PLACE MATTERS: The Opportunity Atlas
Which neighborhoods in America offer children the best chance to rise out of poverty? The Opportunity Atlas, available in an online format, charts the places of relative opportunity. Using anonymous data from 20 million Americans from childhood to their mid-30s, the interactive atlas allows us to trace the roots of affluence and poverty back to neighborhoods where people grew up.
The Opportunity Atlas reflects data on 20 million Americans who are in their mid-thirties today. It maps individuals back to the Census tract (geographic units consisting of about 4,200 people) in which they grew up. Then, for each of the 70,000 tracts in America, the atlas indicates children’s average adult earnings, incarceration rates, and other outcomes by their parental income level, race, and gender.

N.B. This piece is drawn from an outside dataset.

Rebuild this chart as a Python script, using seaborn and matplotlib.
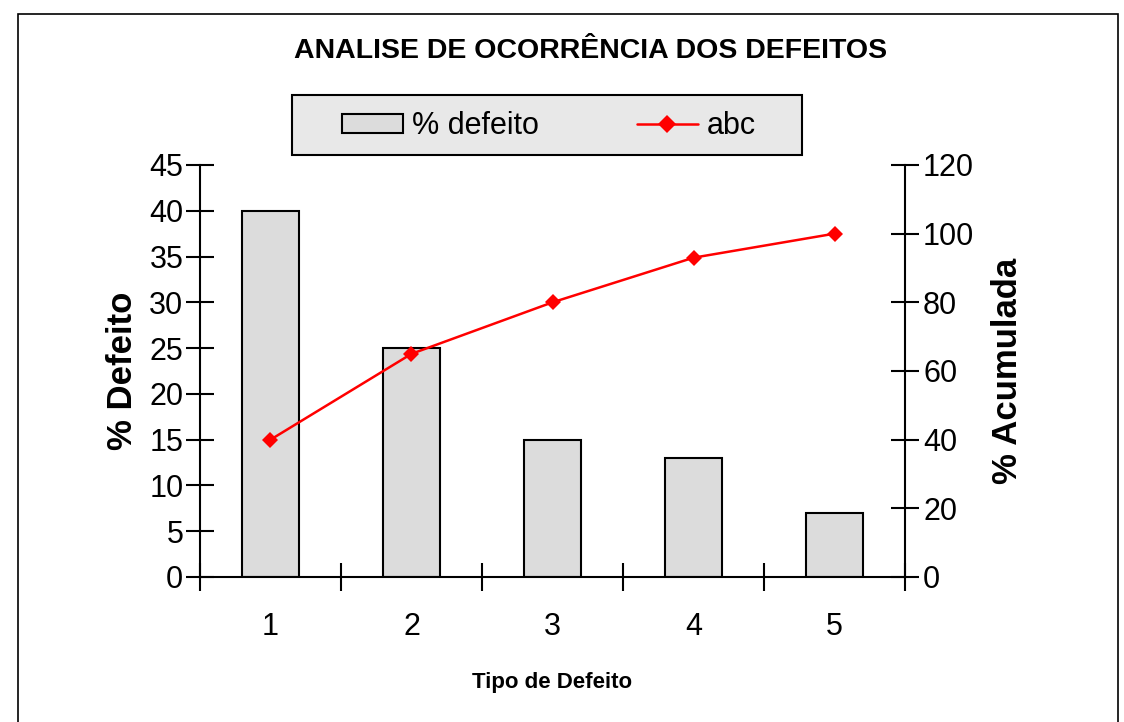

The maps above show the individual incomes of adults (excluding spouses) whose families were low income, for both men and women, and all races. To provide a range of large and small cities, I included maps (variable scales) of the following places:
Manhattan and the Bronx, NY
Brooklyn, NY
San Francisco, CA
Poughkeepsie, NY
Whittier, CA
The data suggest that children from low-income homes have much better achievement as adults if they grew up in relatively affluent neighborhoods, where presumably education, services, opportunities, and role models were more nurturing. So where one grows up makes an big difference for adults.